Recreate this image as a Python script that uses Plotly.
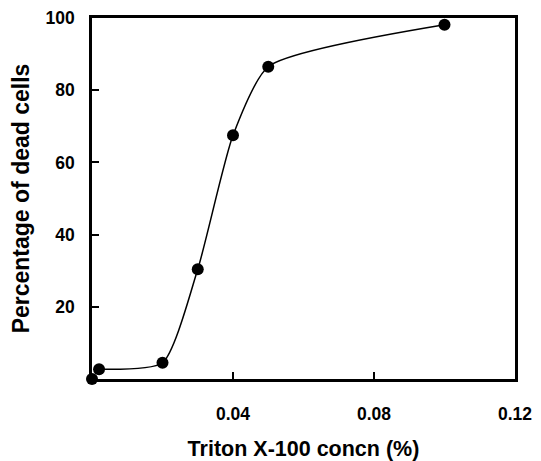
import plotly.graph_objects as go

conc = [0.0, 0.002, 0.020, 0.030, 0.040, 0.050, 0.100]
dead = [0.0, 2.7, 4.5, 30.4, 67.5, 86.5, 98.1]
x_ticks = [0.04, 0.08, 0.12]
x_tick_text = ["0.04", "0.08", "0.12"]
y_ticks = [20, 40, 60, 80, 100]

fig = go.Figure()
fig.add_trace(go.Scatter(x=conc[1:], y=dead[1:], mode="lines",
                         line=dict(color="black", width=1.5, shape="spline", smoothing=0.6),
                         hoverinfo="skip", cliponaxis=False))
fig.add_trace(go.Scatter(x=conc, y=dead, mode="markers",
                         marker=dict(color="black", size=12),
                         cliponaxis=False))

ff = "Liberation Sans, Arial, sans-serif"
fig.update_layout(
    width=533, height=453,
    margin=dict(l=84, r=26, t=10, b=82),
    paper_bgcolor="white", plot_bgcolor="white",
    showlegend=False,
    font=dict(family=ff, color="black"),
)
fig.update_xaxes(range=[0, 0.12], tickvals=x_ticks,
                 ticktext=["<b>%s</b>" % t for t in x_tick_text],
                 ticks="inside", ticklen=7, tickwidth=2, tickcolor="black",
                 showline=True, linecolor="black", linewidth=2.5, mirror=True,
                 showgrid=False, zeroline=False, ticklabelstandoff=17, automargin=False,
                 tickfont=dict(size=17.5, family=ff, color="black", weight="bold"),
                 title=dict(text="<b>Triton X-100 concn (%)</b>", font=dict(size=21.5), standoff=24))
fig.update_yaxes(range=[0, 100], tickvals=y_ticks,
                 ticktext=["<b>%d</b>" % v for v in y_ticks],
                 ticks="inside", ticklen=7, tickwidth=2, tickcolor="black",
                 showline=True, linecolor="black", linewidth=2.5, mirror=True,
                 showgrid=False, zeroline=False, ticklabelstandoff=11, automargin=False,
                 tickfont=dict(size=17.5, family=ff, color="black", weight="bold"),
                 title=dict(text="<b>Percentage of dead cells</b>", font=dict(size=23), standoff=12))

fig.write_html("out.html")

**Task description**
Write out again exactly the lines from the start of the data above through the line containing "y_ticks = [20, 40, 60, 80, 100]", inclusive, excluding any pictures.

**Right answer**
Recreate this image as a Python script that uses Plotly.
import plotly.graph_objects as go

conc = [0.0, 0.002, 0.020, 0.030, 0.040, 0.050, 0.100]
dead = [0.0, 2.7, 4.5, 30.4, 67.5, 86.5, 98.1]
x_ticks = [0.04, 0.08, 0.12]
x_tick_text = ["0.04", "0.08", "0.12"]
y_ticks = [20, 40, 60, 80, 100]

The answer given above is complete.